- [Exercise aim] Reproduce the lines of the material exactly, excluding every image.

--- begin Dataset content ---

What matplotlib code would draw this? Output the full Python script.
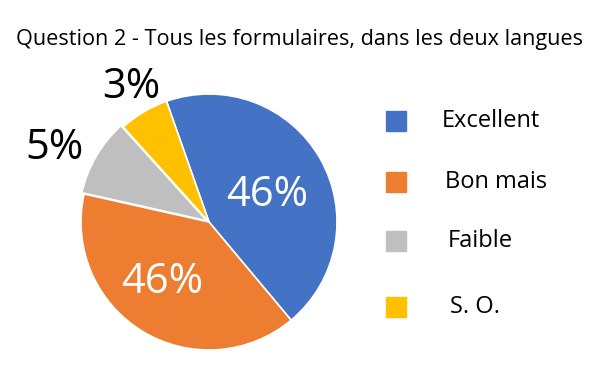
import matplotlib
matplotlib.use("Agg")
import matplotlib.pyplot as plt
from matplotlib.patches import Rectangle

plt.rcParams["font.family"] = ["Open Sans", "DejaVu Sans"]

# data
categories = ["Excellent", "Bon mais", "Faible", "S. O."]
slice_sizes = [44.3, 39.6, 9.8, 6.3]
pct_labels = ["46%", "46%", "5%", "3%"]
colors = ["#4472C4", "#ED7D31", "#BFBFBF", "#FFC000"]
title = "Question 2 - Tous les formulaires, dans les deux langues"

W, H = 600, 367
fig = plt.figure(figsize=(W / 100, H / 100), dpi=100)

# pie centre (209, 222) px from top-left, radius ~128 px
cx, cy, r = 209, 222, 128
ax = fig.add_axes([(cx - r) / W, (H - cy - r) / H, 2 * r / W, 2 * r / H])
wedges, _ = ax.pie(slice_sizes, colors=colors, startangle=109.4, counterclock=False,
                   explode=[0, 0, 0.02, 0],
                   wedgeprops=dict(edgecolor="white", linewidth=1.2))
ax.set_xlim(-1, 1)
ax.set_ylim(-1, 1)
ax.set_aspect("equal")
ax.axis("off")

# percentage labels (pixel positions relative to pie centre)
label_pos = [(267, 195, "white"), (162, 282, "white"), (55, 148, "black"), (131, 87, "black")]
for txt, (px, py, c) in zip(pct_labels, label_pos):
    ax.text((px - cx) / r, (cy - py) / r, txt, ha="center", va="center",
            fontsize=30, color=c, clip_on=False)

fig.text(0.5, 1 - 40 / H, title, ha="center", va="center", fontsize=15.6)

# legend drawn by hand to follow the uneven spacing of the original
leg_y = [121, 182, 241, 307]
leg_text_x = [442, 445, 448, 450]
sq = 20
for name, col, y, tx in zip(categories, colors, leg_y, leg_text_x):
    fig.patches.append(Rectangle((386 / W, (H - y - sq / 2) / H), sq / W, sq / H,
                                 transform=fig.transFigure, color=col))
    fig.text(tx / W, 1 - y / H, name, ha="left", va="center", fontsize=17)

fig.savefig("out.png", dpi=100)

--- end Dataset content ---

- [Exercise solution]
What matplotlib code would draw this? Output the full Python script.
import matplotlib
matplotlib.use("Agg")
import matplotlib.pyplot as plt
from matplotlib.patches import Rectangle

plt.rcParams["font.family"] = ["Open Sans", "DejaVu Sans"]

# data
categories = ["Excellent", "Bon mais", "Faible", "S. O."]
slice_sizes = [44.3, 39.6, 9.8, 6.3]
pct_labels = ["46%", "46%", "5%", "3%"]
colors = ["#4472C4", "#ED7D31", "#BFBFBF", "#FFC000"]
title = "Question 2 - Tous les formulaires, dans les deux langues"

W, H = 600, 367
fig = plt.figure(figsize=(W / 100, H / 100), dpi=100)

# pie centre (209, 222) px from top-left, radius ~128 px
cx, cy, r = 209, 222, 128
ax = fig.add_axes([(cx - r) / W, (H - cy - r) / H, 2 * r / W, 2 * r / H])
wedges, _ = ax.pie(slice_sizes, colors=colors, startangle=109.4, counterclock=False,
                   explode=[0, 0, 0.02, 0],
                   wedgeprops=dict(edgecolor="white", linewidth=1.2))
ax.set_xlim(-1, 1)
ax.set_ylim(-1, 1)
ax.set_aspect("equal")
ax.axis("off")

# percentage labels (pixel positions relative to pie centre)
label_pos = [(267, 195, "white"), (162, 282, "white"), (55, 148, "black"), (131, 87, "black")]
for txt, (px, py, c) in zip(pct_labels, label_pos):
    ax.text((px - cx) / r, (cy - py) / r, txt, ha="center", va="center",
            fontsize=30, color=c, clip_on=False)

fig.text(0.5, 1 - 40 / H, title, ha="center", va="center", fontsize=15.6)

# legend drawn by hand to follow the uneven spacing of the original
leg_y = [121, 182, 241, 307]
leg_text_x = [442, 445, 448, 450]
sq = 20
for name, col, y, tx in zip(categories, colors, leg_y, leg_text_x):
    fig.patches.append(Rectangle((386 / W, (H - y - sq / 2) / H), sq / W, sq / H,
                                 transform=fig.transFigure, color=col))
    fig.text(tx / W, 1 - y / H, name, ha="left", va="center", fontsize=17)

fig.savefig("out.png", dpi=100)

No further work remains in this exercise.